When You Call a Prophet

How were Old Testament prophets appointed? When Isaiah was called, he “saw the Lord, high and exalted, seated on a throne.” Angels called to one another, “Holy, holy, holy is the LORD Almighty; the whole earth is full of his glory” (Isa. 6:1–3). Similarly, when Ezekiel was called (Ezek. 1:1), “the heavens were opened and [he] saw visions of God.”

Jeremiah’s call was not as dramatic, but no less authentic (Jer. 1:4–10). He was a young man, probably under 25 years old (see also 1 Tim. 4:12). God had in fact appointed or chosen him before he’d even been conceived (v. 5). Jeremiah felt unworthy, which was a wise response (v. 6). If it was an excuse, God rejected it, commanded his obedience (v. 7), and promised His presence and protection (v. 8).

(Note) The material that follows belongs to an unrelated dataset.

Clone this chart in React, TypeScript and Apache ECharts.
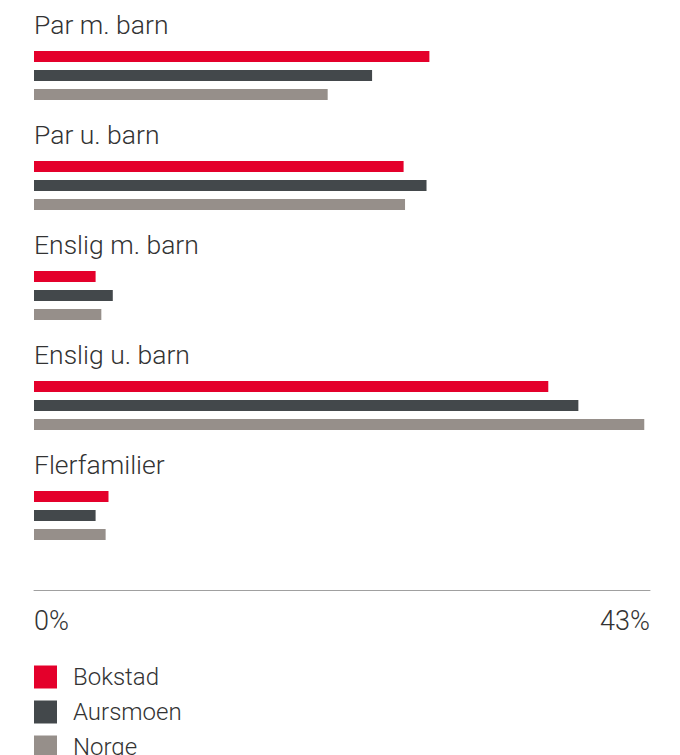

He then formalized Jeremiah’s call by touching his mouth, indicating that the young man would no longer speak for himself, but for God: “I have put my words in your mouth” (vv. 9–10).

The prophet’s calling gives us a preview of the message he would bring (vv. 11–16). God showed him two images: First, he saw an almond branch (vv. 11–12). Almond trees were the first trees to bloom in spring and symbolize wakefulness (new life) and watchfulness (looking for it). Second, he saw a boiling pot (vv. 13–16). This represented the political situation of his day, with Judah constantly under threat.

There was no doubt that Jeremiah’s ministry would be difficult—he should be ready for that (vv. 17–19). To help, God reminded the prophet of His strength. We see images of a fortified city, an iron pillar, and a bronze wall. How would he speak harsh truth to those in power and survive! God would be with him!

God knows each of us in the same way He knew Jeremiah—before we were even conceived! Reflect on this comforting and challenging truth by reading Psalm 139 as part of your devotions today.